- Published on 23 December 2014
- Written by Staff Reporter
Reserve Bank of Zimbabwe (RBZ) Governor John Mangudya has assured Zimbabweans he too "fears" the return of the local currency and has no intention of bringing it back now.
The Central Bank boss has ruled out the return of the local currency saying he "personally fears the return of the Zimbabwe dollar”.
This comes amid some suspicion that a batch of bond coins that were released last week is part of a scheme to return the local currency, abandoned in 2009 after experiencing a decade of hyperinflation.
"There are no fundamentals to bring back the local currency. We have no appetite to do so, and we can't be careless to do so and we won't do that. I am a businessman, I also fear the Zim dollar return, why would I want to hurt myself?" asked Dr Mangudya.
"The problem is we are our worst critics, the bond coins are just (for) change."
But a growing cash crisis is making some Zimbabweans fearful.
The authorities announced on Sunday that they would not be able to pay teachers' and nurses' annual bonuses before Christmas, even though Finance Minister Patrick Chinamasa had earlier promised the eagerly awaited payments would be made this month.
The Zimbabwe Teachers' Union claims this is the first time since independence in 1980 that teachers have not had their bonuses paid before the festive season.
The central bank says it will not release more than $50m worth of bond coins onto the market in the next three years.
Zimbabwe's new "bond coins" are trickling onto the market — but locals are still suspicious that they represent a stealthy return to the old Zimbabwe dollar.
Tills in Harare's central Avondale supermarket were dispensing bond coins at the weekend, although a day earlier they were not available in a supermarket in Sam Nujoma Street, also in the centre of the Zimbabwean capital, where shoppers were still being offered lollipops or credit notes as change.
Customers were seen eagerly examining the new coins in Avondale.

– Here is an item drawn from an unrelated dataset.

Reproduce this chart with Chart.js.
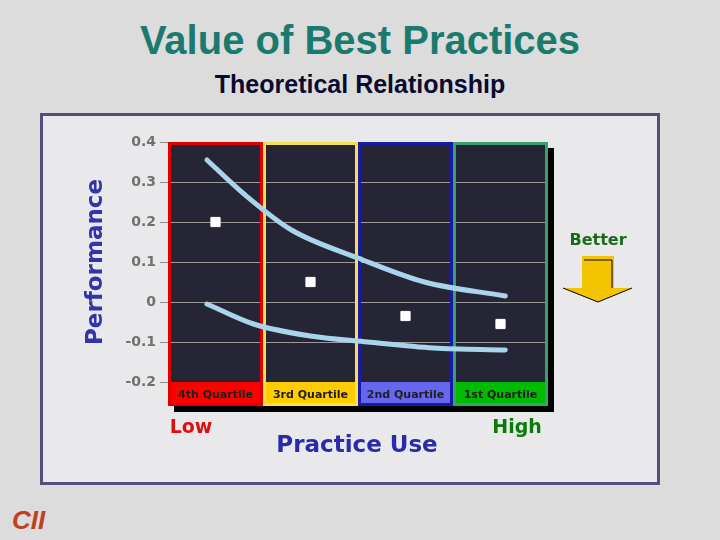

"Yes, these are the new ones," a cashier at Bon Marche explained. Shoppers in the eastern city of Mutare also reported seeing bond coins on Monday.
The coins — in denominations of one, five, 10 and 25 cents — were released on December 18. They are minted in South Africa.
President Robert Mugabe's government has been at pains to insist that these are merely to plug a small change gap which is driving up prices. Zimbabwe's local dollar was dropped in 2009 after years of hyper-inflation rendered it worthless.